The Federal Trade Commission recently settled with Global Concepts Limited, Inc. and other defendants ("Global Concepts") over charges that they made false claims about the performance of their MSA 30X hearing aid products.
The FTC alleged that Global Concepts deceptively claimed, in television commercials and other media, that the MSA 30X is "independently tested to help you hear up to 30 times better." The FTC also alleged that Global Concepts falsely claimed that the product allows users who have trouble hearing to clearly hear when watching TV at a moderate volume and when in crowded places like movie theaters and restaurants. The FTC said that Global Concepts did not possess adequate evidence to support its claims.
Even if you're not marketing hearing aids or other sound amplifier products, there are lots of important take-aways from this case.
Although the FTC can't usually assess penalties in a typical false advertising case, the FTC can seek restitution. Here, the consent order imposes a judgment of more than $47 million dollars against the defendants. If you get caught selling a product that doesn't perform as advertised, the FTC may want you to give all of the money back, not just your profits.
The FTC didn't just sue the advertiser, but sued the woman who owned the company as well. It's important to remember that, in certain circumstances, individuals -- such as owners and senior executives -- can also be held personally liable for false advertising.
If you advertise that you have a certain type of proof for your claims, you must actually have that proof. If you say you have "independent tests," then they must really be independent.
When making these types of efficacy claims, it's important to have competent and reliable scientific evidence. In this case, the FTC said that "competent and reliable scientific evidence" consists of "human clinical testing . . . that is sufficient in quality and quantity based on standards generally accepted by experts in the field . . . , when considered in light of the entire body of relevant and reliable scientific evidence, to substantiate that the representation is true." The FTC also said that the testing should be conducted by "researchers qualified by training and experience to conduct such testing."

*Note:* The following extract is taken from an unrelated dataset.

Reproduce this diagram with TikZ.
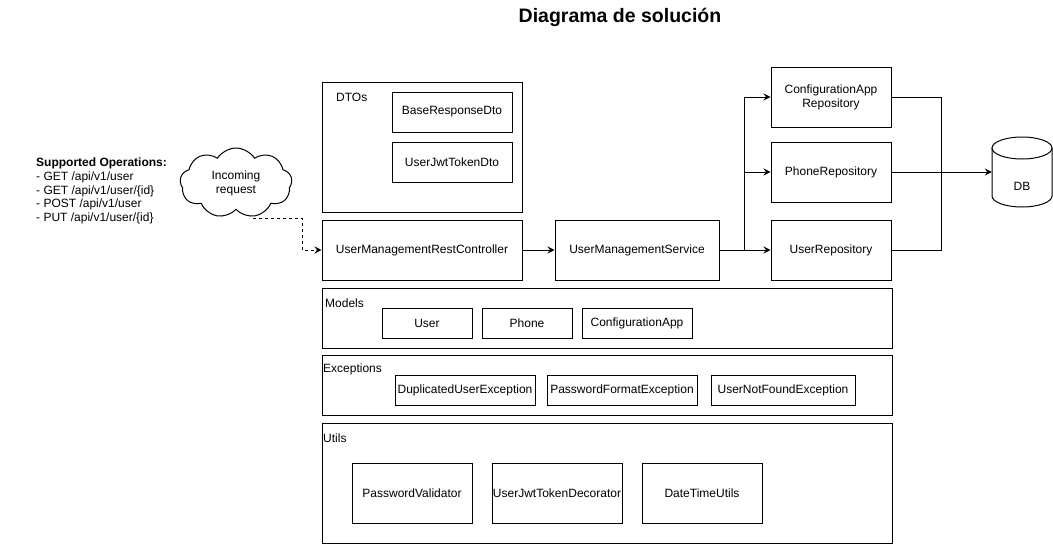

A clear and conspicuous disclaimer may be useful in providing additional, qualifying information, but it shouldn't be used to contract the main message of the advertising. Here, the FTC was concerned that the advertising promoted the MSA 30X as a substitute for a hearing aid, but then included what it said were inconspicuous disclaimers saying that the product "is not a substitute for a hearing aid or intended for use by hearing impaired people."
With more than 70 million Baby Boomers in America today, marketers are promoting products to meet the needs of older Americans, and the FTC is bringing more cases to protect them.